Our mission is to build the next generation of AI: ubiquitous, interactive intelligence that runs wherever you are. Today, not even the best models can continuously process and reason over a year-long stream of audio, video and text—1B text tokens, 10B audio tokens and 1T video tokens—let alone do this on-device.

We're pioneering the model architectures that will make this possible. Our founding team met as PhDs at the Stanford AI Lab, where we invented State Space Models or SSMs, a new primitive for training efficient, large-scale foundation models. Our team combines deep expertise in model innovation and systems engineering paired with a design-minded product engineering team to build and ship cutting edge models and experiences.

We're funded by leading investors at Index Ventures and Lightspeed Venture Partners, along with Factory, Conviction, A Star, General Catalyst, SV Angel, Databricks and others. We're fortunate to have the support of many amazing advisors, and 90+ angels across many industries, including the world's foremost experts in AI.

The Role

• Lead the design, creation, and optimization of datasets for training and evaluating multimodal models across diverse modalities, including audio, text, video, and images.

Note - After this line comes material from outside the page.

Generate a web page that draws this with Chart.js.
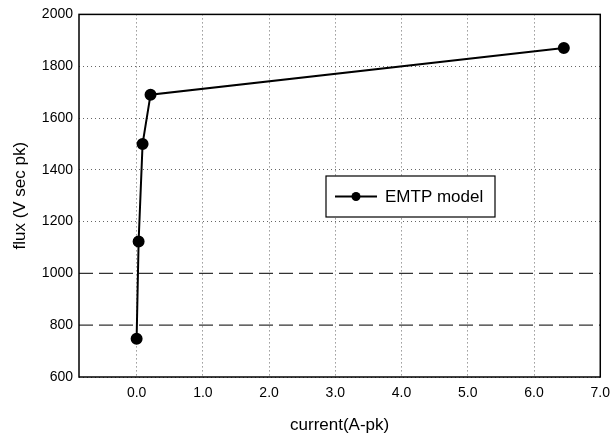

• Develop strategies for curating, aligning, and augmenting multimodal datasets to address challenges in synchronization, variability, and scalability.

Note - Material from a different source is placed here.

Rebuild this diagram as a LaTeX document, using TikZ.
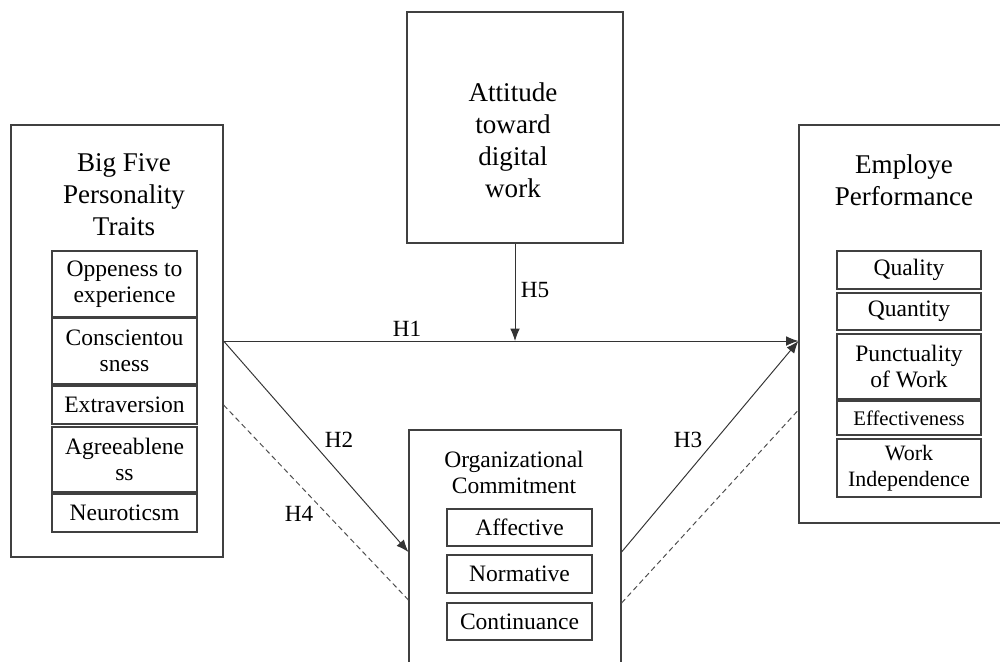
\documentclass[tikz,border=0pt]{standalone}
\usepackage{fontspec}
\setmainfont{Liberation Serif}
\usetikzlibrary{arrows.meta}
\tikzset{
  outerbox/.style={draw=black!75, line width=0.7pt, inner sep=0pt},
  innerbox/.style={draw=black!75, line width=0.7pt, minimum width=2.9cm, inner sep=0pt, align=center, font=\fontsize{13.4}{14.8}\selectfont},
  title/.style={align=center, inner sep=0pt, font=\fontsize{15.4}{18.2}\selectfont},
  subtitle/.style={align=center, inner sep=0pt, font=\fontsize{13.4}{14.8}\selectfont},
  hlabel/.style={inner sep=0pt, font=\fontsize{13.2}{15}\selectfont},
  conn/.style={draw=black!80, line width=0.55pt},
  arr/.style={conn, -{Latex[length=7pt,width=5.5pt]}},
  dconn/.style={draw=black!70, line width=0.55pt, dash pattern=on 3pt off 2pt},
}
\begin{document}
\begin{tikzpicture}[x=0.02cm, y=-0.02cm]
\useasboundingbox (0,0) rectangle (1000,662);
\clip (0,0) rectangle (1000,662);
\fill[white] (0,0) rectangle (1000,662);
% outer boxes
\node[outerbox, minimum width=4.24cm, minimum height=8.64cm] (L) at (117,341) {};
\node[outerbox, minimum width=4.32cm, minimum height=4.62cm] (T) at (515,127.5) {};
\node[outerbox, minimum width=4.2cm, minimum height=7.96cm] (R) at (904,324) {};
\node[outerbox, minimum width=4.24cm, minimum height=5cm] (B) at (515,555) {};
% titles
\node[title] (Lt) at (124,195) {Big Five\\Personality\\Traits};
\node[title] (Tt) at (513,140) {Attitude\\toward\\digital\\work};
\node[title] (Rt) at (904,180) {Employe\\Performance};
\node[subtitle] (Bt) at (514,472) {Organizational\\Commitment};
% left inner boxes
\node[innerbox, minimum height=1.32cm] (L1) at (124.5,284) {Oppeness to\\experience};
\node[innerbox, minimum height=1.32cm] (L2) at (124.5,351) {Conscientou\\sness};
\node[innerbox, minimum height=0.76cm] (L3) at (124.5,405) {Extraversion};
\node[innerbox, minimum height=1.30cm] (L4) at (124.5,459.5) {Agreeablene\\ss};
\node[innerbox, minimum height=0.76cm] (L5) at (124.5,513) {Neuroticsm};
% right inner boxes
\node[innerbox, minimum width=2.88cm, minimum height=0.76cm] (R1) at (909,270) {Quality};
\node[innerbox, minimum width=2.88cm, minimum height=0.74cm] (R2) at (909,311.5) {Quantity};
\node[innerbox, minimum width=2.88cm, minimum height=1.30cm] (R3) at (909,366.5) {Punctuality\\of Work};
\node[innerbox, minimum width=2.88cm, minimum height=0.68cm, font=\fontsize{11.8}{13.5}\selectfont] (R4) at (909,418) {Effectiveness};
\node[innerbox, minimum width=2.88cm, minimum height=1.16cm, font=\fontsize{12.5}{14.5}\selectfont] (R5) at (909,468) {Work\\Independence};
% bottom inner boxes
\node[innerbox, minimum height=0.74cm] (B1) at (519.5,527.5) {Affective};
\node[innerbox, minimum height=0.76cm] (B2) at (519.5,574) {Normative};
\node[innerbox, minimum height=0.74cm] (B3) at (519.5,621.5) {Continuance};
% connectors
\draw[arr] (L.east) -- (L.east -| R.west);
\draw[arr] (T.south) -- (T.south |- L.east);
\draw[arr] (L.east) -- ([yshift=0.06cm]B.west);
\draw[arr] ([yshift=0.06cm]B.east) -- (L.east -| R.west);
\draw[dconn] ([yshift=-1.28cm]L.east) -- ([yshift=-0.9cm]B.west);
\draw[dconn] ([yshift=-0.96cm]B.east) -- ([yshift=-1.72cm]R.west);
% labels
\node[hlabel] (h1) at (407,329) {H1};
\node[hlabel] (h5) at (535,290) {H5};
\node[hlabel] (h2) at (339,440) {H2};
\node[hlabel] (h4) at (299,514) {H4};
\node[hlabel] (h3) at (688,440) {H3};
\end{tikzpicture}
\end{document}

• Design innovative methods for data augmentation, synthetic data generation, and cross-modal sampling to enhance the diversity and robustness of datasets.

• Create datasets tailored for specific multimodal tasks, such as audio-visual speech recognition, text-to-video generation, or cross-modal retrieval, with attention to real-world deployment needs.

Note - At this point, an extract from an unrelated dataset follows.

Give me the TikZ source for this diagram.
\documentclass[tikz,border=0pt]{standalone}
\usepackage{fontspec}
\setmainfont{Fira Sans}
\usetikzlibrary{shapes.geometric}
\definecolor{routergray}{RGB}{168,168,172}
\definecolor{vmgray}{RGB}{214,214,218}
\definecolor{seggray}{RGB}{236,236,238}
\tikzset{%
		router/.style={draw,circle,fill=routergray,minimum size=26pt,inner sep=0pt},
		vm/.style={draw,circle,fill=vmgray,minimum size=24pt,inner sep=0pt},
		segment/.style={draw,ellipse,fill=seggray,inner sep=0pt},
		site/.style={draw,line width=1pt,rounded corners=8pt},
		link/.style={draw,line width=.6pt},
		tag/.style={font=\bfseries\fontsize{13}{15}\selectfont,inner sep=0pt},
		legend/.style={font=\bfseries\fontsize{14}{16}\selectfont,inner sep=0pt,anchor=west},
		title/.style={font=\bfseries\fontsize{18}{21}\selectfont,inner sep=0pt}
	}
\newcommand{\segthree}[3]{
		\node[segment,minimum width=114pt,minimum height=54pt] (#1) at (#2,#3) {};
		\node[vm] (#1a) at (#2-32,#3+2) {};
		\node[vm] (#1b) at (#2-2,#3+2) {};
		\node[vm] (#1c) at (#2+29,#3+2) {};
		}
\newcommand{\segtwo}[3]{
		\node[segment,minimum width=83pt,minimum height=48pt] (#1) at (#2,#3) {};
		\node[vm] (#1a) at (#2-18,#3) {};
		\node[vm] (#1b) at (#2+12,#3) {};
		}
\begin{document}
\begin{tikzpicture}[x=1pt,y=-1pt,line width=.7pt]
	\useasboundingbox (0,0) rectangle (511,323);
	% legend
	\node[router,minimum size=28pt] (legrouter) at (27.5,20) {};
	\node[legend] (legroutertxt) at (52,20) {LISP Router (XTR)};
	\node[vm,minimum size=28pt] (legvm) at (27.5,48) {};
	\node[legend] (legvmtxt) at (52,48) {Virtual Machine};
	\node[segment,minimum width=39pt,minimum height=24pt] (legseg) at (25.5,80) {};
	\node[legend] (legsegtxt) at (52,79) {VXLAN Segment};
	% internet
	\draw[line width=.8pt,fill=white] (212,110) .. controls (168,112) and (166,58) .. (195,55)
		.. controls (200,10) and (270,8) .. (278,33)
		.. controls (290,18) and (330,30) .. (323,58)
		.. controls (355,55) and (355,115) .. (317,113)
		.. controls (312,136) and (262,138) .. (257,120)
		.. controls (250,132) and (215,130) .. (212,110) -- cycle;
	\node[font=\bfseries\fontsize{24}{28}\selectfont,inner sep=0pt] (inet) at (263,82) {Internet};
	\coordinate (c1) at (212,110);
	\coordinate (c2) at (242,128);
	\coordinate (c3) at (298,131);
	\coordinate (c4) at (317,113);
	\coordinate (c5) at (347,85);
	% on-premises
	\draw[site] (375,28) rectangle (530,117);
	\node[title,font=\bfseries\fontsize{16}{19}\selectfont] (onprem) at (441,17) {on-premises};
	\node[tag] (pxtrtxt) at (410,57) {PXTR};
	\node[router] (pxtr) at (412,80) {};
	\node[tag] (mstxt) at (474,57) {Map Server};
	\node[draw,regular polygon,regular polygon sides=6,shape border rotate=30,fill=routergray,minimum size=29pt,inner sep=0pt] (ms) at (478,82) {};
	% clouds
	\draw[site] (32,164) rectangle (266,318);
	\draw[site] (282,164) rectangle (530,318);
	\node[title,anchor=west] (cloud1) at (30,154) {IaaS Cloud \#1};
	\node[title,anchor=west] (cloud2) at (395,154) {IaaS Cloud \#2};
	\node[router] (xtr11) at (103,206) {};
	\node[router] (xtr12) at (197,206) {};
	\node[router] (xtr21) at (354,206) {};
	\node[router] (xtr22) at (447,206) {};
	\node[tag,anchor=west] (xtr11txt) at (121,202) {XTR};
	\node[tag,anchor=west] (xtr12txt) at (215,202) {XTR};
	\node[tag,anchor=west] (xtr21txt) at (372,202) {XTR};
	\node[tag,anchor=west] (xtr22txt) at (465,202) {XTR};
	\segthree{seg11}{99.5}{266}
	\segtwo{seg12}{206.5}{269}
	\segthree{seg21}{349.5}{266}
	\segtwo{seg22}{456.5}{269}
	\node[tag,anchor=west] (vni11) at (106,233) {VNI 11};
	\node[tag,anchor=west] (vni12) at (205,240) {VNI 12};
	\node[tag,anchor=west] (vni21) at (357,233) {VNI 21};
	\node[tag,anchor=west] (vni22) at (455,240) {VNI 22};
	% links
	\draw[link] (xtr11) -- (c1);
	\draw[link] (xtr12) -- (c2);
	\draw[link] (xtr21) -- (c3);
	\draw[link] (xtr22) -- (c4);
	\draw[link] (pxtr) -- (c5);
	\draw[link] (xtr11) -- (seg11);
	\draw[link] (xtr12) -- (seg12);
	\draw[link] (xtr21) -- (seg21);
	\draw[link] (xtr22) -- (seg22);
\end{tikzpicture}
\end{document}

• Collaborate closely with researchers and engineers to ensure datasets are optimized for target architectures, training pipelines, and task objectives.

• Build scalable pipelines for multimodal data processing, annotation, and validation to support research and production workflows.

What We’re Looking For

• Expertise in multimodal data curation and processing, with a deep understanding of challenges in combining diverse data types like audio, text, images, and video.

• Proficiency in tools and libraries for handling specific modalities, such as librosa (audio), OpenCV (video), and Hugging Face (text).

• Familiarity with data alignment techniques, including time synchronization for audio and video, embedding alignment for cross-modal learning, and temporal consistency checks.

• Strong understanding of multimodal dataset design principles, including methods for ensuring data diversity, sufficiency, and relevance for targeted applications.

• Programming expertise in Python and experience with frameworks like PyTorch or TensorFlow for building multimodal data pipelines.

• Comfortable with large-scale data processing and distributed systems for multimodal dataset storage, processing, and management.

• A collaborative mindset with the ability to work cross-functionally with researchers, engineers, and product teams to align data strategies with project goals.

Nice-to-Haves

• Experience in creating synthetic multimodal datasets using generative models, simulation environments, or advanced augmentation techniques.

• Background in annotating and aligning multimodal datasets for tasks such as audio-visual speech recognition, video-captioning, or multimodal reasoning.

• Early-stage startup experience or a proven track record of building datasets for cutting-edge research in fast-paced environments.

Our culture

🏢 We’re an in-person team based out of San Francisco. We love being in the office, hanging out together and learning from each other everyday.

🚢 We ship fast. All of our work is novel and cutting edge, and execution speed is paramount. We have a high bar, and we don’t sacrifice quality and design along the way.

🤝 We support each other. We have an open and inclusive culture that’s focused on giving everyone the resources they need to succeed.

Our perks

🍽 Lunch, dinner and snacks at the office.

🏥 Fully covered medical, dental, and vision insurance for employees.

🏦 401(k).

✈️ Relocation and immigration support.

🦖 Your own personal Yoshi.